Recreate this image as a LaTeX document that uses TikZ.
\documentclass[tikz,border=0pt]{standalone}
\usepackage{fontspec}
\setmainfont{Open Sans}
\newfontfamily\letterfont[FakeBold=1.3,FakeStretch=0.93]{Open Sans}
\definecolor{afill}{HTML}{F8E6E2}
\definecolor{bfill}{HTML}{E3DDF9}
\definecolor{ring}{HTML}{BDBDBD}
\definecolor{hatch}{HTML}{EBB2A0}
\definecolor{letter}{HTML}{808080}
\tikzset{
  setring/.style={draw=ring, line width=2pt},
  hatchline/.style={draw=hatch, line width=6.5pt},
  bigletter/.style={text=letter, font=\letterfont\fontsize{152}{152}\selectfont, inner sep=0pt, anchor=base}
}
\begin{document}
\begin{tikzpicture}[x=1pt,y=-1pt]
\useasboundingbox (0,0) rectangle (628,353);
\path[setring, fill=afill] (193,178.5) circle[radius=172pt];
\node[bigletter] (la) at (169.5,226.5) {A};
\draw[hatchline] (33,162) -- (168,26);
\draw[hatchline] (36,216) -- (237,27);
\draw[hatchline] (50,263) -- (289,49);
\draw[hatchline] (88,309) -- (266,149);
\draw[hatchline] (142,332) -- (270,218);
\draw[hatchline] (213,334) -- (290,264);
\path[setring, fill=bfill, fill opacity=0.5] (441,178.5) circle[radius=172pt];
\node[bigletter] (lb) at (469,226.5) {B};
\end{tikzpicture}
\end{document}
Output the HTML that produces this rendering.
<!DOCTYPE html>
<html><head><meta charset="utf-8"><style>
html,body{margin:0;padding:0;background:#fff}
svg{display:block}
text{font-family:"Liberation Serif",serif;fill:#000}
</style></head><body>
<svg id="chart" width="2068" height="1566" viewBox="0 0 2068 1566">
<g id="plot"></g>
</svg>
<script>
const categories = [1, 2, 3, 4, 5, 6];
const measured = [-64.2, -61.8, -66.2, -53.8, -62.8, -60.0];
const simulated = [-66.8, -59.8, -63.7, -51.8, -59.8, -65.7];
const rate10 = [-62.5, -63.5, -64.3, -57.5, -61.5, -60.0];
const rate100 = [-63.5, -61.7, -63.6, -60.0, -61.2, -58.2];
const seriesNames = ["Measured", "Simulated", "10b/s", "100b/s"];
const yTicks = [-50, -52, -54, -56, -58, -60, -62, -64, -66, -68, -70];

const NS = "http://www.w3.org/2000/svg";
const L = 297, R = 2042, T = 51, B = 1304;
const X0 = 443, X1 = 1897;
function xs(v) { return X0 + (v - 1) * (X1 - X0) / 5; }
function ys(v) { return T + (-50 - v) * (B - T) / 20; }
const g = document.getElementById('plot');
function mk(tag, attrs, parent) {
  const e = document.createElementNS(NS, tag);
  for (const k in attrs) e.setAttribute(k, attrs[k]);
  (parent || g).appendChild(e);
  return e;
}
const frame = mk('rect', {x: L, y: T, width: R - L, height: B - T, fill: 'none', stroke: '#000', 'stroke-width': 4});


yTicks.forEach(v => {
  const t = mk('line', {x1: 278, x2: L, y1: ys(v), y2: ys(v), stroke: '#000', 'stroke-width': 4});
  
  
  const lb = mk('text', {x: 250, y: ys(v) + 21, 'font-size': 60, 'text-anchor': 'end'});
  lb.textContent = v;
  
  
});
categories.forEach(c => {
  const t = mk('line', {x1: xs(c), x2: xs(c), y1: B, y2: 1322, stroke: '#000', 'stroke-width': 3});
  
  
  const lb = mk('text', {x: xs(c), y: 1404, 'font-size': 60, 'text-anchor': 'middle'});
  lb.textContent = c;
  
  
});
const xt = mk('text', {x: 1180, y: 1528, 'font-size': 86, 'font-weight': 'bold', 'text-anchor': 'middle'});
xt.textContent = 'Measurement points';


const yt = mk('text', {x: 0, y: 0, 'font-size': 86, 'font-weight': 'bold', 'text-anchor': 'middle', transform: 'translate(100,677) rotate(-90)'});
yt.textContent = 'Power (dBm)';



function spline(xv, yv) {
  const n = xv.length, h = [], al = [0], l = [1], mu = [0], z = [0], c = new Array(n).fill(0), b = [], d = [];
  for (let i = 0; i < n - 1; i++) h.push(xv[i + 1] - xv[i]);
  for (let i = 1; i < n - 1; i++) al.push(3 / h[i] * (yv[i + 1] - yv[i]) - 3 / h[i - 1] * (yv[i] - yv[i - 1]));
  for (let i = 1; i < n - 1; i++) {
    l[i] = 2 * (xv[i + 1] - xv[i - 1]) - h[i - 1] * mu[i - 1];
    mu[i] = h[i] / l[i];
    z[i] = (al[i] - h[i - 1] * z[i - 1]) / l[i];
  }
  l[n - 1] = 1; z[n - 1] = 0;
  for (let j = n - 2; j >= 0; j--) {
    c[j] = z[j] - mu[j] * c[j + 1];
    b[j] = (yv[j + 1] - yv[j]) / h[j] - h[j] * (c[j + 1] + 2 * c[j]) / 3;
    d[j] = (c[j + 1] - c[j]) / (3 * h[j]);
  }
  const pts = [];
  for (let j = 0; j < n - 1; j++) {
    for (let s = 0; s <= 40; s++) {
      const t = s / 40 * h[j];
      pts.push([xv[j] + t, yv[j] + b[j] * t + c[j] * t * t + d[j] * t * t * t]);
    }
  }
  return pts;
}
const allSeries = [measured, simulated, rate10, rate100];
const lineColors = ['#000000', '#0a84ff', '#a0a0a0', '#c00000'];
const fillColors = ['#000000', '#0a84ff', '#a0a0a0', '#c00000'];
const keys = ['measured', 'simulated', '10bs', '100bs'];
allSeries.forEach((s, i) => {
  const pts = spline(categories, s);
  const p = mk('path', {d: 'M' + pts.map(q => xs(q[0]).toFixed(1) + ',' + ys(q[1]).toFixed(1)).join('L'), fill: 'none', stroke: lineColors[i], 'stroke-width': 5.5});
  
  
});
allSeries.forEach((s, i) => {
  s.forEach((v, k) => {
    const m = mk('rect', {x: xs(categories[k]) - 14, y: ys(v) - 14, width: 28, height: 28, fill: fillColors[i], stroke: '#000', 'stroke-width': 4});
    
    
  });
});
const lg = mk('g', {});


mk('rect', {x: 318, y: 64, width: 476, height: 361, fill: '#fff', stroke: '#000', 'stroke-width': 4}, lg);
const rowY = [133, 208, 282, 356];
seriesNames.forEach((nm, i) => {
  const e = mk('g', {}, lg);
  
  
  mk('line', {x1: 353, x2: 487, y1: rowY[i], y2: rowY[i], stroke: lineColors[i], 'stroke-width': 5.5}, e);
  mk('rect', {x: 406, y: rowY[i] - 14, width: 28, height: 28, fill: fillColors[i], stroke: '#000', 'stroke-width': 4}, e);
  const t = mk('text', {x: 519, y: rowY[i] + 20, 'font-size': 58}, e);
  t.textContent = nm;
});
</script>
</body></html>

# # # # #

- **WHAT YOU SHOULD DO**:
Copy all lines from the listing that contain "this".

- **RESULT BELOW**:
Recreate this image as a LaTeX document that uses TikZ.
Output the HTML that produces this rendering.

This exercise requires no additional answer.